OBJECTIVE: Retype the whole listing, please, keeping every line exact and dropping the pictures.

------------------------

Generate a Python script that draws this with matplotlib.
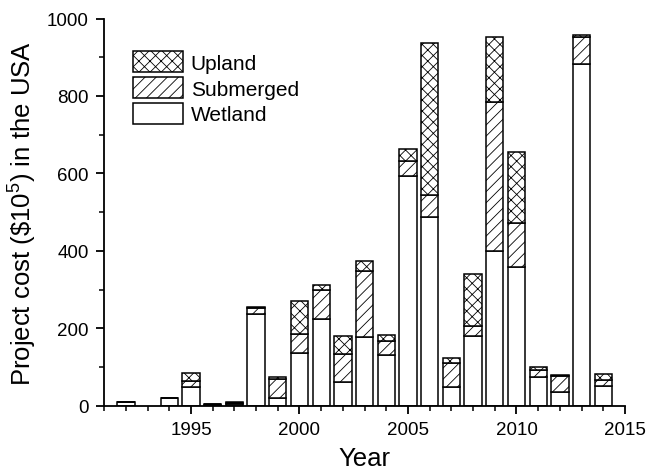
import matplotlib
matplotlib.use("Agg")
import matplotlib.pyplot as plt
import numpy as np
from matplotlib.patches import Patch
from matplotlib.ticker import MultipleLocator

plt.rcParams["font.family"] = ["Liberation Sans", "DejaVu Sans"]
plt.rcParams["mathtext.fontset"] = "custom"
plt.rcParams["mathtext.rm"] = "Liberation Sans"
plt.rcParams["mathtext.it"] = "Liberation Sans"
plt.rcParams["hatch.linewidth"] = 0.6

# 数据（从图上读取，单位 $10^5）
years = [1992, 1994, 1995, 1996, 1997, 1998, 1999, 2000, 2001, 2002, 2003,
         2004, 2005, 2006, 2007, 2008, 2009, 2010, 2011, 2012, 2013, 2014]
wetland = [10, 19, 48, 3, 4, 236, 20, 137, 225, 61, 177,
           130, 592, 487, 49, 179, 399, 357, 75, 35, 882, 52]
submerged = [0, 0, 15, 0.5, 4, 16, 49, 49, 73, 72, 171,
             38, 39, 56, 61, 28, 385, 116, 18, 41, 71, 14]
upland = [0, 0, 22, 0, 0.5, 4, 6, 85, 15, 48, 25,
          15, 32, 395, 14, 134, 169, 181, 8, 4, 5, 16]

years = np.array(years)
wetland = np.array(wetland, dtype=float)
submerged = np.array(submerged, dtype=float)
upland = np.array(upland, dtype=float)

fig = plt.figure(figsize=(6.47, 4.77), dpi=100)
ax = fig.add_axes([0.161, 0.1474, 0.805, 0.8117])

w = 0.8
ax.bar(years, wetland, w, color="white", edgecolor="black", lw=1.1)
ax.bar(years, submerged, w, bottom=wetland, color="white",
       edgecolor="black", lw=1.1, hatch="///")
ax.bar(years, upland, w, bottom=wetland + submerged, color="white",
       edgecolor="black", lw=1.1, hatch="xxx")

ax.set_xlim(1991, 2015)
ax.set_ylim(0, 1000)
ax.set_xticks([1995, 2000, 2005, 2010, 2015])
ax.xaxis.set_minor_locator(MultipleLocator(1))
ax.yaxis.set_major_locator(MultipleLocator(200))
ax.yaxis.set_minor_locator(MultipleLocator(100))
ax.spines["top"].set_visible(False)
ax.spines["right"].set_visible(False)
for s in ["left", "bottom"]:
    ax.spines[s].set_linewidth(1.3)
ax.tick_params(which="major", direction="out", length=6, width=1.3,
               labelsize=13.5, pad=5)
ax.tick_params(which="minor", direction="out", length=3.5, width=1.1)

ax.set_xlabel("Year", fontsize=18.5, labelpad=6)
ax.set_ylabel(r"Project cost (\$10$^5$) in the USA", fontsize=18.5, labelpad=6)

handles = [Patch(facecolor="white", edgecolor="black", lw=1.1, hatch="xxx", label="Upland"),
           Patch(facecolor="white", edgecolor="black", lw=1.1, hatch="///", label="Submerged"),
           Patch(facecolor="white", edgecolor="black", lw=1.1, label="Wetland")]
ax.legend(handles=handles, loc="upper left", bbox_to_anchor=(0.056, 0.916),
          frameon=False, fontsize=15, handlelength=2.4, handleheight=1.2,
          labelspacing=0.2, handletextpad=0.35, borderaxespad=0, borderpad=0)

fig.savefig("out.png", dpi=100)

------------------------

EXERCISE OUTPUT:
Generate a Python script that draws this with matplotlib.
import matplotlib
matplotlib.use("Agg")
import matplotlib.pyplot as plt
import numpy as np
from matplotlib.patches import Patch
from matplotlib.ticker import MultipleLocator

plt.rcParams["font.family"] = ["Liberation Sans", "DejaVu Sans"]
plt.rcParams["mathtext.fontset"] = "custom"
plt.rcParams["mathtext.rm"] = "Liberation Sans"
plt.rcParams["mathtext.it"] = "Liberation Sans"
plt.rcParams["hatch.linewidth"] = 0.6

# 数据（从图上读取，单位 $10^5）
years = [1992, 1994, 1995, 1996, 1997, 1998, 1999, 2000, 2001, 2002, 2003,
         2004, 2005, 2006, 2007, 2008, 2009, 2010, 2011, 2012, 2013, 2014]
wetland = [10, 19, 48, 3, 4, 236, 20, 137, 225, 61, 177,
           130, 592, 487, 49, 179, 399, 357, 75, 35, 882, 52]
submerged = [0, 0, 15, 0.5, 4, 16, 49, 49, 73, 72, 171,
             38, 39, 56, 61, 28, 385, 116, 18, 41, 71, 14]
upland = [0, 0, 22, 0, 0.5, 4, 6, 85, 15, 48, 25,
          15, 32, 395, 14, 134, 169, 181, 8, 4, 5, 16]

years = np.array(years)
wetland = np.array(wetland, dtype=float)
submerged = np.array(submerged, dtype=float)
upland = np.array(upland, dtype=float)

fig = plt.figure(figsize=(6.47, 4.77), dpi=100)
ax = fig.add_axes([0.161, 0.1474, 0.805, 0.8117])

w = 0.8
ax.bar(years, wetland, w, color="white", edgecolor="black", lw=1.1)
ax.bar(years, submerged, w, bottom=wetland, color="white",
       edgecolor="black", lw=1.1, hatch="///")
ax.bar(years, upland, w, bottom=wetland + submerged, color="white",
       edgecolor="black", lw=1.1, hatch="xxx")

ax.set_xlim(1991, 2015)
ax.set_ylim(0, 1000)
ax.set_xticks([1995, 2000, 2005, 2010, 2015])
ax.xaxis.set_minor_locator(MultipleLocator(1))
ax.yaxis.set_major_locator(MultipleLocator(200))
ax.yaxis.set_minor_locator(MultipleLocator(100))
ax.spines["top"].set_visible(False)
ax.spines["right"].set_visible(False)
for s in ["left", "bottom"]:
    ax.spines[s].set_linewidth(1.3)
ax.tick_params(which="major", direction="out", length=6, width=1.3,
               labelsize=13.5, pad=5)
ax.tick_params(which="minor", direction="out", length=3.5, width=1.1)

ax.set_xlabel("Year", fontsize=18.5, labelpad=6)
ax.set_ylabel(r"Project cost (\$10$^5$) in the USA", fontsize=18.5, labelpad=6)

handles = [Patch(facecolor="white", edgecolor="black", lw=1.1, hatch="xxx", label="Upland"),
           Patch(facecolor="white", edgecolor="black", lw=1.1, hatch="///", label="Submerged"),
           Patch(facecolor="white", edgecolor="black", lw=1.1, label="Wetland")]
ax.legend(handles=handles, loc="upper left", bbox_to_anchor=(0.056, 0.916),
          frameon=False, fontsize=15, handlelength=2.4, handleheight=1.2,
          labelspacing=0.2, handletextpad=0.35, borderaxespad=0, borderpad=0)

fig.savefig("out.png", dpi=100)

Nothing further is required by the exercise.